Ping? Thoughts, comments?

>>>    general protection fault: 0000 [#1] SMP KASAN
>>>    Modules linked in: mpt3sas(-) <...>
>>>    RIP: [<ffffffffa0388a98>] ses_get_page2_descriptor.isra.6+0x38/0x220 [ses]
>>>    Call Trace:
>>>     [<ffffffffa0389d14>] ses_set_fault+0xf4/0x400 [ses]
>>>     [<ffffffffa0361069>] set_component_fault+0xa9/0xf0 [enclosure]
>>>     [<ffffffff8205bffc>] dev_attr_store+0x3c/0x70
>>>     [<ffffffff81677df5>] sysfs_kf_write+0x115/0x180
>>>     [<ffffffff81675725>] kernfs_fop_write+0x275/0x3a0
>>>     [<ffffffff8151f810>] __vfs_write+0xe0/0x3e0
>>>     [<ffffffff8152281f>] vfs_write+0x13f/0x4a0
>>>     [<ffffffff81526731>] SyS_write+0x111/0x230
>>>     [<ffffffff828b401b>] entry_SYSCALL_64_fastpath+0x13/0x94
>>>
>>> Fortunately the solution is extremely simple: call device_unregister()
>>> before we free the resources, and the race no longer exists. The driver
>>> core holds a reference over ->remove_dev(), so AFAICT this is safe.
>>>
>>> Signed-off-by: Calvin Owens <calvinowens@fb.com>
>>> ---
>>>   drivers/scsi/ses.c | 3 ++-
>>>   1 file changed, 2 insertions(+), 1 deletion(-)
>>>
>>> diff --git a/drivers/scsi/ses.c b/drivers/scsi/ses.c
>>> index 53ef1cb..0e8601a 100644
>>> --- a/drivers/scsi/ses.c
>>> +++ b/drivers/scsi/ses.c
>>> @@ -778,6 +778,8 @@ static void ses_intf_remove_enclosure(struct scsi_device *sdev)
>>>   	if (!edev)
>>>   		return;
>>>
>>> +	enclosure_unregister(edev);
>>> +
>>>   	ses_dev = edev->scratch;
>>>   	edev->scratch = NULL;
>>>
>>> @@ -789,7 +791,6 @@ static void ses_intf_remove_enclosure(struct scsi_device *sdev)
>>>   	kfree(edev->component[0].scratch);
>>>
>>>   	put_device(&edev->edev);
>>> -	enclosure_unregister(edev);
>>>   }
>>>
>>>   static void ses_intf_remove(struct device *cdev,
>>>
>>

--
To unsubscribe from this list: send the line "unsubscribe linux-scsi" in
the body of a message to majordomo@vger.kernel.org
More majordomo info at  http://vger.kernel.org/majordomo-info.html
Martin K. Petersen July 29, 2016, 1:23 a.m.
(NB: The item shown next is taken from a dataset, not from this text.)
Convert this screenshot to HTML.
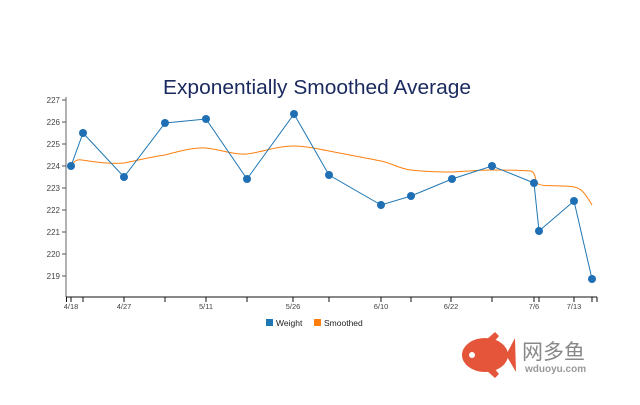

UTC | #4
>>>>> "Calvin" == Calvin Owens <calvinowens@fb.com> writes:

>> Any thoughts? Squinting at this more it still seems racy, but a
>> narrow race is surely better than just blatantly freeing everything
>> while the file is still exposed in /sys? Is there a better way you'd
>> prefer I accomplish this?
>> 
>> (I have boxes that OOPS all the time from monitoring code reading the
>> /sys files, with this patch I haven't seen a single one.)

Calvin> Ping? Thoughts, comments?

James: This is your puppy...
James Bottomley Aug. 12, 2016, 5:45 p.m. UTC | #5
On Thu, 2016-07-28 at 21:23 -0400, Martin K. Petersen wrote:
> > > > > > "Calvin" == Calvin Owens <calvinowens@fb.com> writes:
> 
> > > Any thoughts? Squinting at this more it still seems racy, but a
> > > narrow race is surely better than just blatantly freeing
> > > everything
> > > while the file is still exposed in /sys? Is there a better way
> > > you'd
> > > prefer I accomplish this?
> > > 
> > > (I have boxes that OOPS all the time from monitoring code reading
> > > the
> > > /sys files, with this patch I haven't seen a single one.)
> 
> Calvin> Ping? Thoughts, comments?
> 
> James: This is your puppy...

I thought it would be bigger by now going by the early paw size
indicator ...

Anyway

Reviewed-by: James Bottomley <jejb@linux.vnet.ibm.com>

James

--
To unsubscribe from this list: send the line "unsubscribe linux-scsi" in
the body of a message to majordomo@vger.kernel.org
More majordomo info at  http://vger.kernel.org/majordomo-info.html
diff mbox

Patch

diff --git a/drivers/scsi/ses.c b/drivers/scsi/ses.c
index 53ef1cb..0e8601a 100644
--- a/drivers/scsi/ses.c
+++ b/drivers/scsi/ses.c
@@ -778,6 +778,8 @@  static void ses_intf_remove_enclosure(struct scsi_device *sdev)
 	if (!edev)
 		return;
 
+	enclosure_unregister(edev);
+
 	ses_dev = edev->scratch;
 	edev->scratch = NULL;
 
@@ -789,7 +791,6 @@  static void ses_intf_remove_enclosure(struct scsi_device *sdev)
 	kfree(edev->component[0].scratch);
 
 	put_device(&edev->edev);
-	enclosure_unregister(edev);
 }
 
 static void ses_intf_remove(struct device *cdev,